From quarantine boredom to The Great White Way, it’s Ratatouille: The TikTok Musical!
A little magic, creativity, and collaboration of TikTokers and Broadway comes a long way
January 17, 2021
In a time where live theater isn’t possible,”Ratatouille: The TikTok Musical” premiered on TodayTix on Jan. 1. With a star-studded cast, a 20 person all-female, all women of color orchestra, and several cameo appearances from TikTokers and television stars, this internet meme turned benefit concert managed to raise $1.9 million for the Actors Fund, a funding program that goes towards emergency financial assistance for arts workers who struggle through the COVID-19 pandemic.
TikToker Emily Jacobsen created a short comedic song in tribute to Remy, ¨the rat of all our dreams¨ that becomes a chief.

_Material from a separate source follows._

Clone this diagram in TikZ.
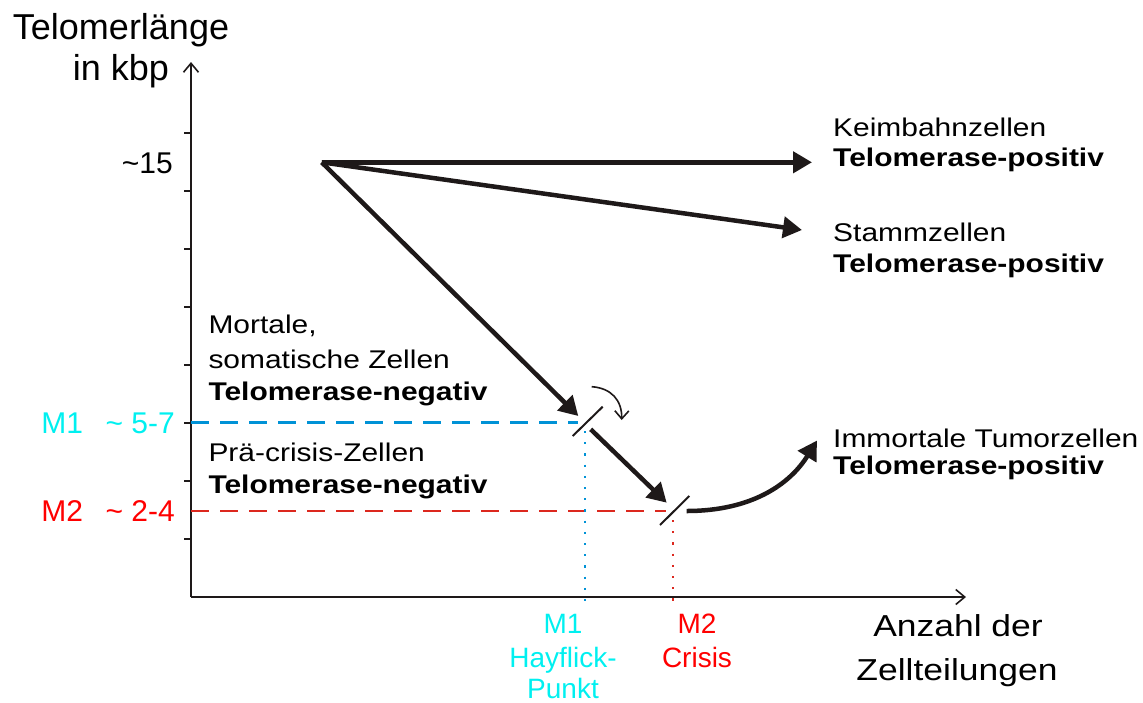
\documentclass[tikz,border=0pt]{standalone}
\usepackage{fontspec}
\setmainfont{Liberation Sans}
\newfontfamily\widefont{Liberation Sans}[FakeStretch=1.17]
\usetikzlibrary{arrows.meta}
\definecolor{cyantext}{RGB}{0,240,240}
\definecolor{blueline}{RGB}{0,146,214}
\definecolor{redtext}{RGB}{255,0,0}
\definecolor{redline}{RGB}{220,40,30}
\definecolor{ink}{RGB}{30,25,25}
\tikzset{
  lbl/.style={inner sep=0pt, anchor=base west, font=\widefont\fontsize{25.6}{30}\selectfont},
  blbl/.style={lbl, font=\widefont\bfseries\fontsize{25.6}{30}\selectfont},
  axis/.style={draw=ink, line width=2pt},
  tick/.style={draw=ink, line width=1.6pt},
  bigarrow/.style={draw=ink, line width=4.5pt, -{Triangle[length=19pt,width=21pt]}},
  slash/.style={draw=ink, line width=2pt},
  hdash/.style={line width=2.2pt, dash pattern=on 18pt off 11pt},
  vdot/.style={line width=2.2pt, dash pattern=on 2.2pt off 9pt},
}
\begin{document}
\begin{tikzpicture}[x=1pt,y=-1pt]
\useasboundingbox (0,0) rectangle (1143,702);
% axes
\coordinate (orig) at (191,597);
\coordinate (ytop) at (191,62);
\coordinate (xend) at (966,597);
\draw[axis, -{Straight Barb[length=9pt,width=15pt,line width=1.6pt]}] (orig) -- (ytop);
\draw[axis, -{Straight Barb[length=9pt,width=15pt,line width=1.6pt]}] (orig) -- (xend);
% ticks
\foreach \i in {0,...,7}{
  \coordinate (t\i) at (191,132.7+58.05*\i);
  \draw[tick] (t\i) -- ++(-7,0);
}
% axis labels
\node[inner sep=0pt, anchor=base, font=\fontsize{36}{40}\selectfont] (ylab1) at (121,39.3) {Telomerlänge};
\node[inner sep=0pt, anchor=base, font=\fontsize{36}{40}\selectfont] (ylab2) at (121,80) {in kbp};
\node[inner sep=0pt, anchor=base east, font=\fontsize{30}{34}\selectfont] (v15) at (173,173.3) {\textasciitilde15};
\node[inner sep=0pt, anchor=base, font=\widefont\fontsize{30.3}{34}\selectfont] (xlab1) at (958,636) {Anzahl der};
\node[inner sep=0pt, anchor=base, font=\widefont\fontsize{30.3}{34}\selectfont] (xlab2) at (957,680) {Zellteilungen};
% M levels
\node[inner sep=0pt, anchor=base east, text=cyantext, font=\fontsize{30}{34}\selectfont] (m1y) at (175,433.3) {M1\hspace{0.75em}\textasciitilde{} 5-7};
\node[inner sep=0pt, anchor=base east, text=redtext, font=\fontsize{30}{34}\selectfont] (m2y) at (175,521.7) {M2\hspace{0.75em}\textasciitilde{} 2-4};
\coordinate (m1l) at (191,422.5);
\coordinate (m1r) at (578,422.5);
\coordinate (m2l) at (191,511);
\coordinate (m2r) at (666,511);
\draw[hdash, blueline] (m1l) -- (m1r);
\draw[hdash, redline] (m2l) -- (m2r);
\coordinate (m1t) at (585,431);
\coordinate (m1b) at (585,606);
\coordinate (m2t) at (673,520);
\coordinate (m2b) at (673,606);
\draw[vdot, blueline] (m1t) -- (m1b);
\draw[vdot, redline] (m2t) -- (m2b);
% bottom labels
\node[inner sep=0pt, anchor=base, text=cyantext, font=\fontsize{28}{32}\selectfont] (hb1) at (563,633.3) {M1};
\node[inner sep=0pt, anchor=base, text=cyantext, font=\fontsize{28}{32}\selectfont] (hb2) at (563,667.3) {Hayflick-};
\node[inner sep=0pt, anchor=base, text=cyantext, font=\fontsize{28}{32}\selectfont] (hb3) at (563,698.3) {Punkt};
\node[inner sep=0pt, anchor=base, text=redtext, font=\fontsize{28}{32}\selectfont] (cb1) at (697,633.3) {M2};
\node[inner sep=0pt, anchor=base, text=redtext, font=\fontsize{28}{32}\selectfont] (cb2) at (697,667.3) {Crisis};
% arrows
\coordinate (O) at (321.7,162.3);
\coordinate (K) at (812,162.3);
\coordinate (S) at (802,230);
\coordinate (A1) at (578.3,416);
\coordinate (B1) at (590.7,429.3);
\coordinate (A2) at (666.7,502.7);
\coordinate (C1) at (686.7,511);
\coordinate (C2) at (817,440.5);
\draw[bigarrow] (O) -- (K);
\draw[bigarrow] (O) -- (S);
\draw[bigarrow] (O) -- (A1);
\draw[bigarrow] (B1) -- (A2);
\draw[bigarrow] (C1) .. controls (752,511) and (790,484) .. (C2);
% slashes
\coordinate (s1a) at (572.7,436);
\coordinate (s1b) at (602.7,406.7);
\coordinate (s2a) at (660,525);
\coordinate (s2b) at (689.3,496);
\draw[slash] (s1a) -- (s1b);
\draw[slash] (s2a) -- (s2b);
% small curved arrow
\coordinate (r1) at (591.7,386.7);
\coordinate (r2) at (621.7,420);
\draw[draw=ink, line width=1.6pt, -{Straight Barb[length=8pt,width=14pt,line width=1.6pt]}] (r1) .. controls (611,388) and (622,400) .. (r2);
% right labels
\node[lbl] (k1) at (833,136.7) {Keimbahnzellen};
\node[blbl] (k2) at (833,166.7) {Telomerase-positiv};
\node[lbl] (st1) at (833,241.7) {Stammzellen};
\node[blbl] (st2) at (833,272.7) {Telomerase-positiv};
\node[lbl] (im1) at (833,447.5) {Immortale Tumorzellen};
\node[blbl] (im2) at (833,474) {Telomerase-positiv};
% middle left labels
\node[lbl] (mo1) at (208.3,333.3) {Mortale,};
\node[lbl] (mo2) at (208.3,368.3) {somatische Zellen};
\node[blbl] (mo3) at (208.3,400.7) {Telomerase-negativ};
\node[lbl] (pc1) at (208.3,461.7) {Prä-crisis-Zellen};
\node[blbl] (pc2) at (208.3,493.3) {Telomerase-negativ};
\end{tikzpicture}
\end{document}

It wasn’t long until this song took over TikTok by storm. Users remixed each other’s videos to envision a full musical of the classic Pixar film, including scenic design, choreography, and more songs. And, before the internet knew it, this TikTok creation, out of the boredom of quarantine, caught the attention of Seaview Productions, which then would go on to produce a film benefit concert out of a TikTok musical.
The musical begins with an overture created by Jacobsen that echoes through the chilling orchestrations. The main character Remy is played by Titus Burgess from “Unbreakable Kimmy Schmidt.” The cast also includes “Jessie” actor Kevin Chamberlain as Chef Gusteau, “Dear Evan Hansen” Broadway actor Andrew Barth Feldman as Alfredo Linguini, actress Ashley Park as head chef Colette, and “Hamilton” actor Wayne Brady as Remy’s father,, Diango. Other characters include Adam Lambert, Andre De Shields, and Mary Testa.
It surprised me how much they were able to cram the film into the course of a one-hour musical. And, with that being said, was the script all that great? Definitely not. Considering that they put this all together in just a few weeks, I was extremely impressed.
Each actor managed to take their own approach with their character and have fun with what they were given. Wayne Brady dedicated to his role by drawing whiskers and a nose on his face, and he wore a brown flannel and a beanie with pink paper ears on top. He even made his own props to show Remy the many ways trash can be used, which is showcased in his solo song “Life Of A Rat.” The show served as a wonderful outlet for them to perform again, even though they filmed it from their homes or if it wasn’t on a stage with a roaring audience.
The songs were a strong point of the concert. Incredibly talented performers sang their respective songs for their character, which was all written by TikTok creators. The actors’ voices and the backup vocals provided by a substantial ensemble of Broadway actors and other TikTokers managed to blend incredibly well with the orchestrations, which I was not expecting. Speaking from self-taping experience for recitals and theater-related promotional videos, it is not easy to combine each self-tape with the orchestrations. However, it seemed effortless within each song.
Would I recommend “Ratatouille: The TikTok Musical”? Absolutely. It’s mindlessly fun, and it’s remarkable to see the work of Tiktokers, Broadway directors and actors. The future of digital theatre productions is looking bright.
The encore presentation of the musical is on TikTok for free on Jan. 10, and donations to the Actors Fund is encouraged.